Task prompt:
Restate each of the lines below word for word and drop every picture.

----

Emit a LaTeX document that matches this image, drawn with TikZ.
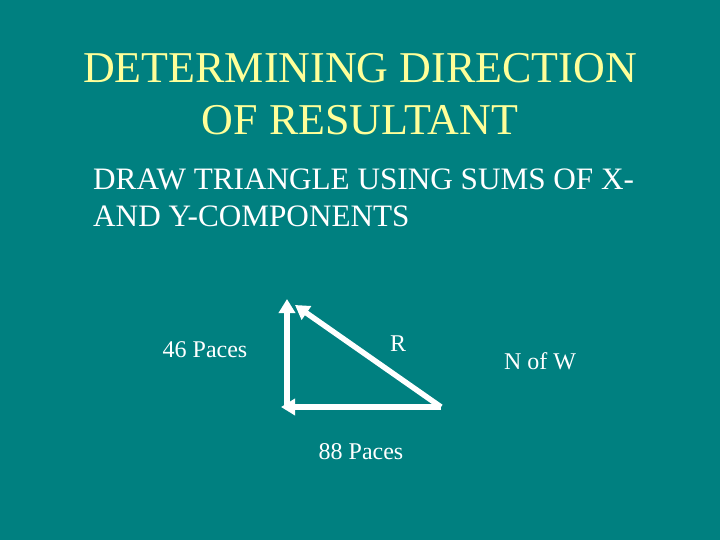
\documentclass[tikz,border=0pt]{standalone}
\usepackage{fontspec}
\setmainfont{Liberation Serif}
\usetikzlibrary{arrows.meta}
\definecolor{bg}{HTML}{008080}
\definecolor{ttl}{HTML}{FFFF99}
\begin{document}
\begin{tikzpicture}[x=1bp,y=-1bp,
  vec/.style={white,line width=5.5bp,-{Triangle[length=14bp,width=16bp]}},
  lbl/.style={white,font=\fontsize{24bp}{28bp}\selectfont,inner sep=0}]
\fill[bg] (0,0) rectangle (720,540);
\useasboundingbox (0,0) rectangle (720,540);
\node[ttl,font=\fontsize{44bp}{50bp}\selectfont,align=center,inner sep=0] (title) at (360,94) {DETERMINING DIRECTION\\[2bp]OF RESULTANT};
\node[white,font=\fontsize{31.2bp}{37bp}\selectfont,align=left,anchor=west,inner sep=0] (body) at (93,198) {DRAW TRIANGLE USING SUMS OF X-\\AND Y-COMPONENTS};
\coordinate (bl) at (287,407);
\coordinate (br) at (441,407);
\coordinate (tl) at (287,299);
\coordinate (tlR) at (295,305);
\coordinate (bll) at (281,407);
\draw[vec] (br) -- (bll);
\draw[vec] (bl) -- (tl);
\draw[vec] (br) -- (tlR);
\node[lbl] (p46) at (205,350) {46 Paces};
\node[lbl] (r) at (398,344) {R};
\node[lbl] (now) at (540,361) {N of W};
\node[lbl] (p88) at (361,452) {88 Paces};
\end{tikzpicture}
\end{document}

----

Problem solution:
Emit a LaTeX document that matches this image, drawn with TikZ.
\documentclass[tikz,border=0pt]{standalone}
\usepackage{fontspec}
\setmainfont{Liberation Serif}
\usetikzlibrary{arrows.meta}
\definecolor{bg}{HTML}{008080}
\definecolor{ttl}{HTML}{FFFF99}
\begin{document}
\begin{tikzpicture}[x=1bp,y=-1bp,
  vec/.style={white,line width=5.5bp,-{Triangle[length=14bp,width=16bp]}},
  lbl/.style={white,font=\fontsize{24bp}{28bp}\selectfont,inner sep=0}]
\fill[bg] (0,0) rectangle (720,540);
\useasboundingbox (0,0) rectangle (720,540);
\node[ttl,font=\fontsize{44bp}{50bp}\selectfont,align=center,inner sep=0] (title) at (360,94) {DETERMINING DIRECTION\\[2bp]OF RESULTANT};
\node[white,font=\fontsize{31.2bp}{37bp}\selectfont,align=left,anchor=west,inner sep=0] (body) at (93,198) {DRAW TRIANGLE USING SUMS OF X-\\AND Y-COMPONENTS};
\coordinate (bl) at (287,407);
\coordinate (br) at (441,407);
\coordinate (tl) at (287,299);
\coordinate (tlR) at (295,305);
\coordinate (bll) at (281,407);
\draw[vec] (br) -- (bll);
\draw[vec] (bl) -- (tl);
\draw[vec] (br) -- (tlR);
\node[lbl] (p46) at (205,350) {46 Paces};
\node[lbl] (r) at (398,344) {R};
\node[lbl] (now) at (540,361) {N of W};
\node[lbl] (p88) at (361,452) {88 Paces};
\end{tikzpicture}
\end{document}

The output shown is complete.